Copy out the listing that follows exactly, dropping every picture.
---------------
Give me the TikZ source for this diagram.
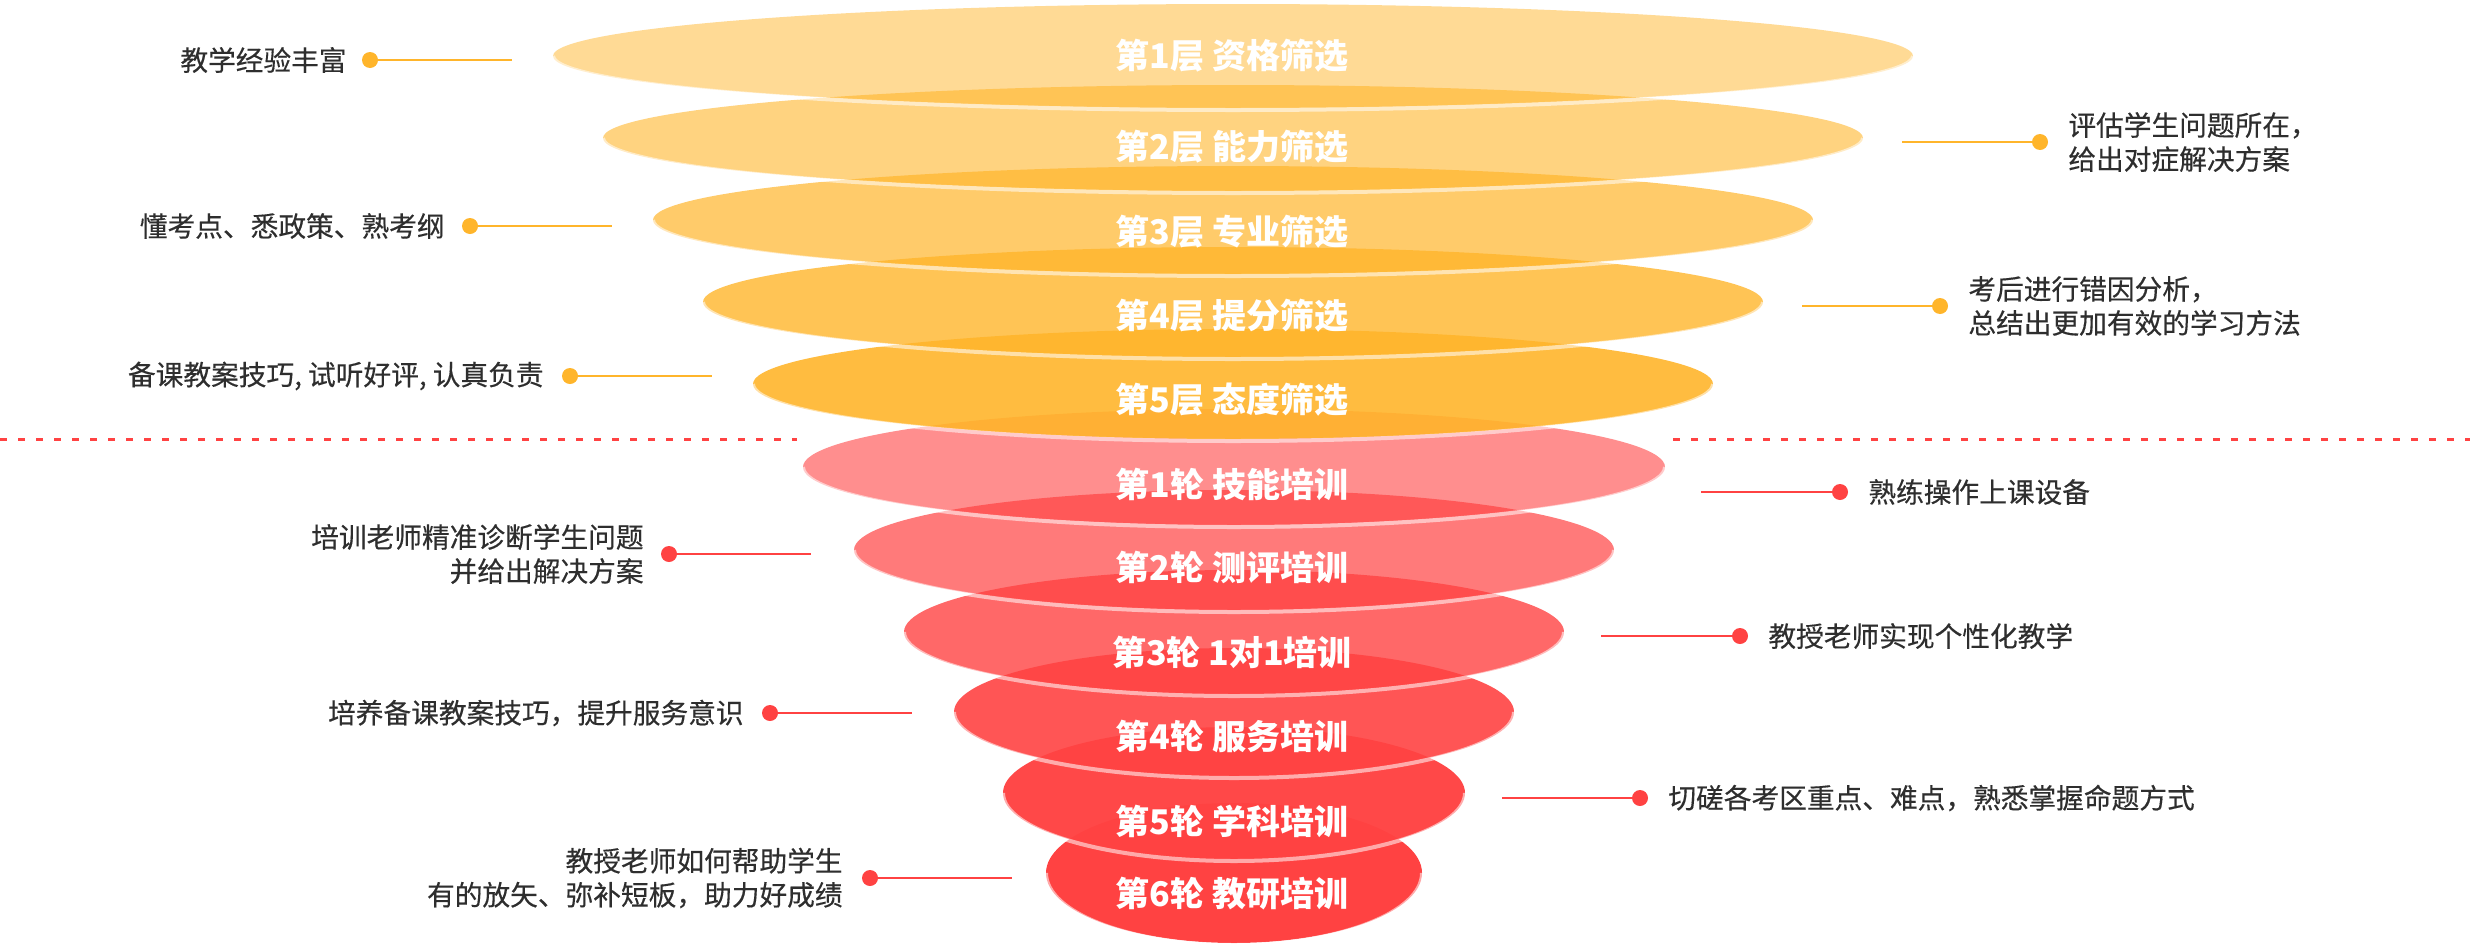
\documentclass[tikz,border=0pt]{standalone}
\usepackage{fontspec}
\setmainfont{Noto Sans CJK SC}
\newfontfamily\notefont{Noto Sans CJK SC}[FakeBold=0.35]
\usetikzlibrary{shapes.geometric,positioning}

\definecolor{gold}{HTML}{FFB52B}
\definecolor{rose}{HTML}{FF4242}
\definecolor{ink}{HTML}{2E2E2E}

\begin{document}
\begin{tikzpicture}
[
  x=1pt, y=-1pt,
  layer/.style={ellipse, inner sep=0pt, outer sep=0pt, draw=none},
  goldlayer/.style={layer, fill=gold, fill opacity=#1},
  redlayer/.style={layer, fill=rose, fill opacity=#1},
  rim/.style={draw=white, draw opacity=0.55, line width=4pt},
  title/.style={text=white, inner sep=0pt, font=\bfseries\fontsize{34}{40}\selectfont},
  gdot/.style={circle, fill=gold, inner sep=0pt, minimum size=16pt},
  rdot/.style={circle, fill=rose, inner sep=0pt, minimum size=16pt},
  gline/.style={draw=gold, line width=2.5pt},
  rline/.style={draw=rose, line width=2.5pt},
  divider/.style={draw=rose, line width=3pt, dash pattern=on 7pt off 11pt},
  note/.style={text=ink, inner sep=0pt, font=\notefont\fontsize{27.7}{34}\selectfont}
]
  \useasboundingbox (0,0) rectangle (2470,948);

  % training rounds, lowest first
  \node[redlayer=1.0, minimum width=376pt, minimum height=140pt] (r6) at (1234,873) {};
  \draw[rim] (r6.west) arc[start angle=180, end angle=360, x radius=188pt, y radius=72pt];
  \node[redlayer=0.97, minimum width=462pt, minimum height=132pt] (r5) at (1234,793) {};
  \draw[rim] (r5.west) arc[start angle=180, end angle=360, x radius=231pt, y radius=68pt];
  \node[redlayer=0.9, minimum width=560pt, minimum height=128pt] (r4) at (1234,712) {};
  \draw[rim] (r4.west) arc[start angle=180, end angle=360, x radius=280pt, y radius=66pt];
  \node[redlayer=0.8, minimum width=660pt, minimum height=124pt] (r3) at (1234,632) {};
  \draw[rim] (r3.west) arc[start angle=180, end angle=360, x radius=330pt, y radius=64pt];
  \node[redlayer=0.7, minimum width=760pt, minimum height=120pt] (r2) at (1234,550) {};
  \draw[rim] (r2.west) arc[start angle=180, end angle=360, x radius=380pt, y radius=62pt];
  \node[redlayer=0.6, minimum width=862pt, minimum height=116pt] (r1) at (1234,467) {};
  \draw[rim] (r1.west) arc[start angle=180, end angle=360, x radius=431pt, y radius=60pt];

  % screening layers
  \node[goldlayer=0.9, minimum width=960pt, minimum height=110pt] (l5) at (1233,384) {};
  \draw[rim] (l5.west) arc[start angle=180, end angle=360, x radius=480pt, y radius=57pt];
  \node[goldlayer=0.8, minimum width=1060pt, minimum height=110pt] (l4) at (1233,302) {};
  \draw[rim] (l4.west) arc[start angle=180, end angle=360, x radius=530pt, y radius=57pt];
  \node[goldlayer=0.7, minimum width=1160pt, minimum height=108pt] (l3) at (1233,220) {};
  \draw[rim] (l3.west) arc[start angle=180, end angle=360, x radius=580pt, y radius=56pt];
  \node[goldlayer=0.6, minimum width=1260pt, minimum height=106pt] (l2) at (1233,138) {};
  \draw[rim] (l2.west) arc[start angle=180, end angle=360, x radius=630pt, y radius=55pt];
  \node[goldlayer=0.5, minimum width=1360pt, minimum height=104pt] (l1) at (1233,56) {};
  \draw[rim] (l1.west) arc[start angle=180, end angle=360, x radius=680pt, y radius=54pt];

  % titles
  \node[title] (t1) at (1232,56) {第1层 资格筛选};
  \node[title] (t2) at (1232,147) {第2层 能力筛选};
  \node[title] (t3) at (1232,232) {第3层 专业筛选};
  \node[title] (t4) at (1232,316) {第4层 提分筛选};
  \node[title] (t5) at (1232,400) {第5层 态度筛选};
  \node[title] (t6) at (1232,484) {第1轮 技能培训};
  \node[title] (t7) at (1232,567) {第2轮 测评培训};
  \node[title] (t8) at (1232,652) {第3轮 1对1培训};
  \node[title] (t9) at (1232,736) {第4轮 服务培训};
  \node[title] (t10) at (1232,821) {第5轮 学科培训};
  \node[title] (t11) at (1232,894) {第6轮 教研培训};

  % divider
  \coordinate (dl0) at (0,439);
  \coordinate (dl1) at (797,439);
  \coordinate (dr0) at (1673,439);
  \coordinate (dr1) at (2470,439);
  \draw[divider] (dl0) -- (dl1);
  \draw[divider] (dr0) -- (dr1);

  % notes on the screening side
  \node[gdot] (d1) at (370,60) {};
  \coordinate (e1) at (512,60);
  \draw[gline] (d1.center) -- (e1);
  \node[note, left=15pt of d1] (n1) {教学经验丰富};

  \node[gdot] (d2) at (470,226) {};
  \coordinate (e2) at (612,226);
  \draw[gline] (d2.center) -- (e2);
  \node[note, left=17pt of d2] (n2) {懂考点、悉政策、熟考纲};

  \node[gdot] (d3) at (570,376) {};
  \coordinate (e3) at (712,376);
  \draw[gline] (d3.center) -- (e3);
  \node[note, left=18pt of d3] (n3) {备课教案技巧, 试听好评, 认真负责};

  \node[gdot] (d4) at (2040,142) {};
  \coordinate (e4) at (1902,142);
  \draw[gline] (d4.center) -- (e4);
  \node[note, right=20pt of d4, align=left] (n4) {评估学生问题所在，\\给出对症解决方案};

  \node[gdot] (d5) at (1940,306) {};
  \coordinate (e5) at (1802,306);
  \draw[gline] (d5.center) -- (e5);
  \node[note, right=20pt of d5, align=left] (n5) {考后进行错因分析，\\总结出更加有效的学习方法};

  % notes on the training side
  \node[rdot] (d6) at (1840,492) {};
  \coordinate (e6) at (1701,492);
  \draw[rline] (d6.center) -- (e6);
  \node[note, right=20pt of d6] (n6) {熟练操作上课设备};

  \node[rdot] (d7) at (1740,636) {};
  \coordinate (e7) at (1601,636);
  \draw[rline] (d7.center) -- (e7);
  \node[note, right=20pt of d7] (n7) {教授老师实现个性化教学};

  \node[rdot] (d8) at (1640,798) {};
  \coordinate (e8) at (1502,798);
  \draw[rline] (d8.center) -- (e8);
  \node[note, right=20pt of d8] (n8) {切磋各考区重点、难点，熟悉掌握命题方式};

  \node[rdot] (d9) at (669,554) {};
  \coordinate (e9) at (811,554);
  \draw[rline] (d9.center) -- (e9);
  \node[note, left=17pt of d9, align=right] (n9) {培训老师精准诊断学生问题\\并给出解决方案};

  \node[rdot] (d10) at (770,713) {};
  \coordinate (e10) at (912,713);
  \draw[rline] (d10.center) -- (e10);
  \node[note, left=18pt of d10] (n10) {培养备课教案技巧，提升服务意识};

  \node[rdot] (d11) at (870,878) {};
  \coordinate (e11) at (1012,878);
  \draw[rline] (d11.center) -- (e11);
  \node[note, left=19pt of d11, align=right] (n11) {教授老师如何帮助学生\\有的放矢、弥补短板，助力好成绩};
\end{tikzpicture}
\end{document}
---------------
**Finished exercise:**
Give me the TikZ source for this diagram.
\documentclass[tikz,border=0pt]{standalone}
\usepackage{fontspec}
\setmainfont{Noto Sans CJK SC}
\newfontfamily\notefont{Noto Sans CJK SC}[FakeBold=0.35]
\usetikzlibrary{shapes.geometric,positioning}

\definecolor{gold}{HTML}{FFB52B}
\definecolor{rose}{HTML}{FF4242}
\definecolor{ink}{HTML}{2E2E2E}

\begin{document}
\begin{tikzpicture}
[
  x=1pt, y=-1pt,
  layer/.style={ellipse, inner sep=0pt, outer sep=0pt, draw=none},
  goldlayer/.style={layer, fill=gold, fill opacity=#1},
  redlayer/.style={layer, fill=rose, fill opacity=#1},
  rim/.style={draw=white, draw opacity=0.55, line width=4pt},
  title/.style={text=white, inner sep=0pt, font=\bfseries\fontsize{34}{40}\selectfont},
  gdot/.style={circle, fill=gold, inner sep=0pt, minimum size=16pt},
  rdot/.style={circle, fill=rose, inner sep=0pt, minimum size=16pt},
  gline/.style={draw=gold, line width=2.5pt},
  rline/.style={draw=rose, line width=2.5pt},
  divider/.style={draw=rose, line width=3pt, dash pattern=on 7pt off 11pt},
  note/.style={text=ink, inner sep=0pt, font=\notefont\fontsize{27.7}{34}\selectfont}
]
  \useasboundingbox (0,0) rectangle (2470,948);

  % training rounds, lowest first
  \node[redlayer=1.0, minimum width=376pt, minimum height=140pt] (r6) at (1234,873) {};
  \draw[rim] (r6.west) arc[start angle=180, end angle=360, x radius=188pt, y radius=72pt];
  \node[redlayer=0.97, minimum width=462pt, minimum height=132pt] (r5) at (1234,793) {};
  \draw[rim] (r5.west) arc[start angle=180, end angle=360, x radius=231pt, y radius=68pt];
  \node[redlayer=0.9, minimum width=560pt, minimum height=128pt] (r4) at (1234,712) {};
  \draw[rim] (r4.west) arc[start angle=180, end angle=360, x radius=280pt, y radius=66pt];
  \node[redlayer=0.8, minimum width=660pt, minimum height=124pt] (r3) at (1234,632) {};
  \draw[rim] (r3.west) arc[start angle=180, end angle=360, x radius=330pt, y radius=64pt];
  \node[redlayer=0.7, minimum width=760pt, minimum height=120pt] (r2) at (1234,550) {};
  \draw[rim] (r2.west) arc[start angle=180, end angle=360, x radius=380pt, y radius=62pt];
  \node[redlayer=0.6, minimum width=862pt, minimum height=116pt] (r1) at (1234,467) {};
  \draw[rim] (r1.west) arc[start angle=180, end angle=360, x radius=431pt, y radius=60pt];

  % screening layers
  \node[goldlayer=0.9, minimum width=960pt, minimum height=110pt] (l5) at (1233,384) {};
  \draw[rim] (l5.west) arc[start angle=180, end angle=360, x radius=480pt, y radius=57pt];
  \node[goldlayer=0.8, minimum width=1060pt, minimum height=110pt] (l4) at (1233,302) {};
  \draw[rim] (l4.west) arc[start angle=180, end angle=360, x radius=530pt, y radius=57pt];
  \node[goldlayer=0.7, minimum width=1160pt, minimum height=108pt] (l3) at (1233,220) {};
  \draw[rim] (l3.west) arc[start angle=180, end angle=360, x radius=580pt, y radius=56pt];
  \node[goldlayer=0.6, minimum width=1260pt, minimum height=106pt] (l2) at (1233,138) {};
  \draw[rim] (l2.west) arc[start angle=180, end angle=360, x radius=630pt, y radius=55pt];
  \node[goldlayer=0.5, minimum width=1360pt, minimum height=104pt] (l1) at (1233,56) {};
  \draw[rim] (l1.west) arc[start angle=180, end angle=360, x radius=680pt, y radius=54pt];

  % titles
  \node[title] (t1) at (1232,56) {第1层 资格筛选};
  \node[title] (t2) at (1232,147) {第2层 能力筛选};
  \node[title] (t3) at (1232,232) {第3层 专业筛选};
  \node[title] (t4) at (1232,316) {第4层 提分筛选};
  \node[title] (t5) at (1232,400) {第5层 态度筛选};
  \node[title] (t6) at (1232,484) {第1轮 技能培训};
  \node[title] (t7) at (1232,567) {第2轮 测评培训};
  \node[title] (t8) at (1232,652) {第3轮 1对1培训};
  \node[title] (t9) at (1232,736) {第4轮 服务培训};
  \node[title] (t10) at (1232,821) {第5轮 学科培训};
  \node[title] (t11) at (1232,894) {第6轮 教研培训};

  % divider
  \coordinate (dl0) at (0,439);
  \coordinate (dl1) at (797,439);
  \coordinate (dr0) at (1673,439);
  \coordinate (dr1) at (2470,439);
  \draw[divider] (dl0) -- (dl1);
  \draw[divider] (dr0) -- (dr1);

  % notes on the screening side
  \node[gdot] (d1) at (370,60) {};
  \coordinate (e1) at (512,60);
  \draw[gline] (d1.center) -- (e1);
  \node[note, left=15pt of d1] (n1) {教学经验丰富};

  \node[gdot] (d2) at (470,226) {};
  \coordinate (e2) at (612,226);
  \draw[gline] (d2.center) -- (e2);
  \node[note, left=17pt of d2] (n2) {懂考点、悉政策、熟考纲};

  \node[gdot] (d3) at (570,376) {};
  \coordinate (e3) at (712,376);
  \draw[gline] (d3.center) -- (e3);
  \node[note, left=18pt of d3] (n3) {备课教案技巧, 试听好评, 认真负责};

  \node[gdot] (d4) at (2040,142) {};
  \coordinate (e4) at (1902,142);
  \draw[gline] (d4.center) -- (e4);
  \node[note, right=20pt of d4, align=left] (n4) {评估学生问题所在，\\给出对症解决方案};

  \node[gdot] (d5) at (1940,306) {};
  \coordinate (e5) at (1802,306);
  \draw[gline] (d5.center) -- (e5);
  \node[note, right=20pt of d5, align=left] (n5) {考后进行错因分析，\\总结出更加有效的学习方法};

  % notes on the training side
  \node[rdot] (d6) at (1840,492) {};
  \coordinate (e6) at (1701,492);
  \draw[rline] (d6.center) -- (e6);
  \node[note, right=20pt of d6] (n6) {熟练操作上课设备};

  \node[rdot] (d7) at (1740,636) {};
  \coordinate (e7) at (1601,636);
  \draw[rline] (d7.center) -- (e7);
  \node[note, right=20pt of d7] (n7) {教授老师实现个性化教学};

  \node[rdot] (d8) at (1640,798) {};
  \coordinate (e8) at (1502,798);
  \draw[rline] (d8.center) -- (e8);
  \node[note, right=20pt of d8] (n8) {切磋各考区重点、难点，熟悉掌握命题方式};

  \node[rdot] (d9) at (669,554) {};
  \coordinate (e9) at (811,554);
  \draw[rline] (d9.center) -- (e9);
  \node[note, left=17pt of d9, align=right] (n9) {培训老师精准诊断学生问题\\并给出解决方案};

  \node[rdot] (d10) at (770,713) {};
  \coordinate (e10) at (912,713);
  \draw[rline] (d10.center) -- (e10);
  \node[note, left=18pt of d10] (n10) {培养备课教案技巧，提升服务意识};

  \node[rdot] (d11) at (870,878) {};
  \coordinate (e11) at (1012,878);
  \draw[rline] (d11.center) -- (e11);
  \node[note, left=19pt of d11, align=right] (n11) {教授老师如何帮助学生\\有的放矢、弥补短板，助力好成绩};
\end{tikzpicture}
\end{document}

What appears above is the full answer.